(670 The Score) It's no secret why the Bears were initially drawn to receiver Velus Jones Jr., whom they selected in the third round of the NFL Draft. Put on the tape, and his 4.31 speed certainly stands out.
But the Bears liked a lot more than just Jones' raw talent. When they hosted him at Halas Hall for a pre-draft visit, he and coach Matt Eberflus connected in a 15-minute meeting. General manager Ryan Poles was also struck by the person whom he was preparing to draft.
“He’s different,” Poles said. “He’s special. There’s something about him.
“There’s an aura about him.”
The Bears added an intriguing prospect in selecting Jones with the No. 71 overall pick in the third round. Jones turns 25 on Wednesday, which makes him one of the oldest prospects in this rookie class. He's also still a developing player in whom the Bears see upside. They believe Jones has the makeup to fulfill his potential in Chicago.
“I realize what’s at stake, and this is the best job in the world,” Jones said.
In the days before the draft, Poles brought second-year quarterback Justin Fields into the film room to review tape on wide receiver prospects. Jones was a player who caught Fields' attention. A consensus was forming.
Though there were more polished receiver prospects available for the Bears in the third round, they went with their belief in what Jones can be. Poles believes there’s plenty he can bring.
“You can do different things with him,” Poles said. “You can put him in different areas -- backfield, slot, run cool plays with him, misdirections. And again, that’s a pain for a defense – not only like on game day but to prepare for. You have to take the extra step to understand who he is, where he’s at, what do they run out of this. And then you can kind of tweak and change that week to week.

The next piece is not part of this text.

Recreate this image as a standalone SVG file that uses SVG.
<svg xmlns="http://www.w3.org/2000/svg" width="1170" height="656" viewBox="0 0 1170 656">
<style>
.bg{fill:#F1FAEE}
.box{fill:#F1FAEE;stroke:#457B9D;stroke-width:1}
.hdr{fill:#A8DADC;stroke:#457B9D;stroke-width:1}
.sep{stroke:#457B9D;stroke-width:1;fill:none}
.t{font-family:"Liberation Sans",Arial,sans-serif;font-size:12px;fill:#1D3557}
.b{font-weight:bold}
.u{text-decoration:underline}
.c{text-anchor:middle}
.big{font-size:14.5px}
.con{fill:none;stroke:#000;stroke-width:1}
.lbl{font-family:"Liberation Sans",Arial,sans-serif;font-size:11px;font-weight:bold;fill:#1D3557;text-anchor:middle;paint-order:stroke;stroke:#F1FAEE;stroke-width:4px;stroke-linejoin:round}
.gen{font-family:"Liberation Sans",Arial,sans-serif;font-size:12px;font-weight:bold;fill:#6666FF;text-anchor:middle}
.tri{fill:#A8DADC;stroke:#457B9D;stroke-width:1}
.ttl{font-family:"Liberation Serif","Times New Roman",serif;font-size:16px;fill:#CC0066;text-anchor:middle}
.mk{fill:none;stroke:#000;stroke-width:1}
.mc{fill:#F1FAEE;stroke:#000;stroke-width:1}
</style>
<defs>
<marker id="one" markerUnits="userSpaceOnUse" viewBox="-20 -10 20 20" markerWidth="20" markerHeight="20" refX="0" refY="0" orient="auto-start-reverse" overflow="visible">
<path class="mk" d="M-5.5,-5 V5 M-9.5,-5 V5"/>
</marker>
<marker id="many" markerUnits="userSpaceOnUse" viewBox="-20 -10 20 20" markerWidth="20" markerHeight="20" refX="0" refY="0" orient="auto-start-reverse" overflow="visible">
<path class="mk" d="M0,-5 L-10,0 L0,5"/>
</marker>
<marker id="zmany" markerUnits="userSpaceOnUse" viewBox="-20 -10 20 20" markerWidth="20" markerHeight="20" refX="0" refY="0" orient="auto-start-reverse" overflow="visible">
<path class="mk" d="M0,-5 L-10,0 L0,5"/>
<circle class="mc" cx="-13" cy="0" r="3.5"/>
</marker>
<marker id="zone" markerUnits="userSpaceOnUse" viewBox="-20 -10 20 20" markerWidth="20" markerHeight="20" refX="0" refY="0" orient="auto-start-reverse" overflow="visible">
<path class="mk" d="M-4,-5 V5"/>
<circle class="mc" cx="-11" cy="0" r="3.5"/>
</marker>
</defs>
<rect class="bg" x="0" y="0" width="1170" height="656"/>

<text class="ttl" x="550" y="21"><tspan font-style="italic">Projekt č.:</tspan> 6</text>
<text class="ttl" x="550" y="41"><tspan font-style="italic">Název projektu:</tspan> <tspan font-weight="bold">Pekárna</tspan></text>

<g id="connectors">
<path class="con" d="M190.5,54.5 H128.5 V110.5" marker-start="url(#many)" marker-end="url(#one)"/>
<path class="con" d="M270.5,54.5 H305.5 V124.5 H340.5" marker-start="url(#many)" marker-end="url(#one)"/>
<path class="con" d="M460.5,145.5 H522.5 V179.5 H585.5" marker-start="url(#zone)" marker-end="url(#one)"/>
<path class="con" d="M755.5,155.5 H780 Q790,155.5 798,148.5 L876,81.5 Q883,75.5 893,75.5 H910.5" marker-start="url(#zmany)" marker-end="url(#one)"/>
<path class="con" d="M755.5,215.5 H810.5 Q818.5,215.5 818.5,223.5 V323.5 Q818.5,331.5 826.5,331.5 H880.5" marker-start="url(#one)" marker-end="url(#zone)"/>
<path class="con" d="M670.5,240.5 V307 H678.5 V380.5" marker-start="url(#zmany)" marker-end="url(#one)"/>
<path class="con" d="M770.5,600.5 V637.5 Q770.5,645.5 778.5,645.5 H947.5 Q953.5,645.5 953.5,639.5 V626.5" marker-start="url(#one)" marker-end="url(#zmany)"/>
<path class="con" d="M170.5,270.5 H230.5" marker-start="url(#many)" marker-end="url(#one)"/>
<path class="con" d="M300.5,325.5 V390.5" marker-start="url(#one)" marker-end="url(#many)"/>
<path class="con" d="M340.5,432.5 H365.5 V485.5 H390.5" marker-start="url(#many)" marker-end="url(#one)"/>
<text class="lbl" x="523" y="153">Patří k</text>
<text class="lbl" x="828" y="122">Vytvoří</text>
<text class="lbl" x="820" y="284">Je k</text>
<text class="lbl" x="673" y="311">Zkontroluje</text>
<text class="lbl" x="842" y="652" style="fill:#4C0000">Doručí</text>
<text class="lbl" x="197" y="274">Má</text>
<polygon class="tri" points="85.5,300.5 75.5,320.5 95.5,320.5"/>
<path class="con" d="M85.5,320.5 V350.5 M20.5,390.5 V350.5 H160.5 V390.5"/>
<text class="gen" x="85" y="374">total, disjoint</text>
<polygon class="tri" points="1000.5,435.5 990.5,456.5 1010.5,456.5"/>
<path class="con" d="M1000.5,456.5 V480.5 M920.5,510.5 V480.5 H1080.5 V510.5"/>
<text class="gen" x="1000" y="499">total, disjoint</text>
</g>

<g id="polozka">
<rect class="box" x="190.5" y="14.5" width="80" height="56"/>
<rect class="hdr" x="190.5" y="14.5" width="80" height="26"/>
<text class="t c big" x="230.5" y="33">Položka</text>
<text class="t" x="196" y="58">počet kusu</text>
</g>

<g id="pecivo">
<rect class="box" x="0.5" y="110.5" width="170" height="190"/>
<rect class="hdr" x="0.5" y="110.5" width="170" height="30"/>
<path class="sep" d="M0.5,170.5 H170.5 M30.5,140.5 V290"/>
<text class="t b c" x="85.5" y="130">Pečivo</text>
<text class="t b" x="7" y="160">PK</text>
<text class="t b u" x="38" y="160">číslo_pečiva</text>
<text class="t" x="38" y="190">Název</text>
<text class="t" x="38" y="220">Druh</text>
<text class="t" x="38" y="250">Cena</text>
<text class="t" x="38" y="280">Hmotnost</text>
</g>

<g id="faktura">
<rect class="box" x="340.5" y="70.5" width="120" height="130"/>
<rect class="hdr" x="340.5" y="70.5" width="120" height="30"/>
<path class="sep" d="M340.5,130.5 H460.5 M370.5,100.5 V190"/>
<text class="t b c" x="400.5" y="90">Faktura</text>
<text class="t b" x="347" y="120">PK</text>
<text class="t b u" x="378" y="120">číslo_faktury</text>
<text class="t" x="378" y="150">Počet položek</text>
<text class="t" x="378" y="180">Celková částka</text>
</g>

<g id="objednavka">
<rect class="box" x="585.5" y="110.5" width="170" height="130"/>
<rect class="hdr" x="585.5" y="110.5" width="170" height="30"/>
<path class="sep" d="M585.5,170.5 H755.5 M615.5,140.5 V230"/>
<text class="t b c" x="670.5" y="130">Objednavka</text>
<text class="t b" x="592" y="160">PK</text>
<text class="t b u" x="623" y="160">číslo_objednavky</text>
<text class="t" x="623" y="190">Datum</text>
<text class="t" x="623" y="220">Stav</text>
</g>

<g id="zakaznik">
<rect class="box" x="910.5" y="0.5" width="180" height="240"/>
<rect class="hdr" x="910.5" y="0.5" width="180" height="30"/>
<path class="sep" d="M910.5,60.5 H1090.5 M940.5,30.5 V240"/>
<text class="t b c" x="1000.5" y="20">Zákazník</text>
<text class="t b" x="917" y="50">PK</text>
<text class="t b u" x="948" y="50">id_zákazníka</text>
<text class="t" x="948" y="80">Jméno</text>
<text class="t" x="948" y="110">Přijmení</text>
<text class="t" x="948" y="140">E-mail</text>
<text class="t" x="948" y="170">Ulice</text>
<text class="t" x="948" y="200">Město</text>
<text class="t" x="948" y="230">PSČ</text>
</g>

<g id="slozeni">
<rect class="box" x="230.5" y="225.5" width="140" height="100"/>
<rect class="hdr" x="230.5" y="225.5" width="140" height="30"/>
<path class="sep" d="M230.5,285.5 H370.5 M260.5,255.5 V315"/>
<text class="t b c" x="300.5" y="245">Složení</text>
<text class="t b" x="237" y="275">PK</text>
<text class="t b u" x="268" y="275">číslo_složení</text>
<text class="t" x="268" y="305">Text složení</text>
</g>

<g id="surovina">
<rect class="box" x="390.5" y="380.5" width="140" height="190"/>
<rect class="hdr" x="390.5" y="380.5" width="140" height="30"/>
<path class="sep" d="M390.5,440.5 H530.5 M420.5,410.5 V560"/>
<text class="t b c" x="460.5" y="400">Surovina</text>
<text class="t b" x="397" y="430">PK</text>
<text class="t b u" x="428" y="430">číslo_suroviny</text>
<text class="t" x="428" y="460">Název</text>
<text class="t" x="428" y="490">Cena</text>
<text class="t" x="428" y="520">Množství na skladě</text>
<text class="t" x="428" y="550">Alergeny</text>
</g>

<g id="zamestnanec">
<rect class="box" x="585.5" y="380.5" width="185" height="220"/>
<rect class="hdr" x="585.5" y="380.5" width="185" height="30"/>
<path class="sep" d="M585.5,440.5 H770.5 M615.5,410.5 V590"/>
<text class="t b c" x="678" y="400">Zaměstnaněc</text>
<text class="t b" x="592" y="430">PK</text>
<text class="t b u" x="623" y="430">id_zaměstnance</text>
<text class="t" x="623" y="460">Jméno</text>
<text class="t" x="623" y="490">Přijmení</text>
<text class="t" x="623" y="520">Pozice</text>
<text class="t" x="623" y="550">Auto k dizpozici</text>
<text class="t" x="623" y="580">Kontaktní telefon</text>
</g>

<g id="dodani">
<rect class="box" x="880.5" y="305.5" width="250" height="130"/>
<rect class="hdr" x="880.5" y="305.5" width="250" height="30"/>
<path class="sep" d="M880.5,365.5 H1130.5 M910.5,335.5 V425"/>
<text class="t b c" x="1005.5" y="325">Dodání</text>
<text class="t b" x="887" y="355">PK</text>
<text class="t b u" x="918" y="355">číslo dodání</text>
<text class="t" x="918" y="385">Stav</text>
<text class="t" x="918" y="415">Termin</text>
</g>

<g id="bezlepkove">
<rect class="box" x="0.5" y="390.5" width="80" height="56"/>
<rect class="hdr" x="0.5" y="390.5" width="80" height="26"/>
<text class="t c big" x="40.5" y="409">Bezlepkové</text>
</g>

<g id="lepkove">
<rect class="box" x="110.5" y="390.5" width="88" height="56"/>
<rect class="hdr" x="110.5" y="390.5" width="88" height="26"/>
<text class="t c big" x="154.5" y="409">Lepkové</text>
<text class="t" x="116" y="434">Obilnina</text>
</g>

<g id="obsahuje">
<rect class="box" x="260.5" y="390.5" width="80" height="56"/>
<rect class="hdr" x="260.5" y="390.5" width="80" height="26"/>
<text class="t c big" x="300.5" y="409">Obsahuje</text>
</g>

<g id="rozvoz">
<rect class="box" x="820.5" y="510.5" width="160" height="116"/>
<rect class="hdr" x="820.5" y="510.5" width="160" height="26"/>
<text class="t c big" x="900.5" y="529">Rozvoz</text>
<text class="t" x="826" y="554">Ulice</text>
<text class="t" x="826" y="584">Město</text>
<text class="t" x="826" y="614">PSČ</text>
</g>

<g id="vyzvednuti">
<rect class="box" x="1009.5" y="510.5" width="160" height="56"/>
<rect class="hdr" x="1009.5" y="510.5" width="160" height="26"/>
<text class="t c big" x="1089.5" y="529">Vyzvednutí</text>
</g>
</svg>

“You're going to keep developing him, take him into areas improving route running and improving different things. I'm not comparing him to Tyreek (Hill), but I just remember that transformation that he was like a returner. Someone cracked a joke at the Pro Bowl, 'Oh he's just a returner.' He went to work and they developed him and he was a route runner. And then all of a sudden his hands got better, he worked on the JUGS so like his game just expanded.
“There’s a lot we can do.”
Jones believes he can improve by being better with his route breaks. That means creating separation from opposing defenders earlier in the play, which will make his speed more of an asset.
If there’s to be something special in store, Jones knows it's going to take a great commitment to his craft. He's ready to put in the work.
“I’m just coming in and I’m ready to establish a role on this team to help us win games,” he said. “Definitely my mind is screwed on right.
“They’re definitely getting a mature guy that’s all about his business and is going to help this team in any way possible.”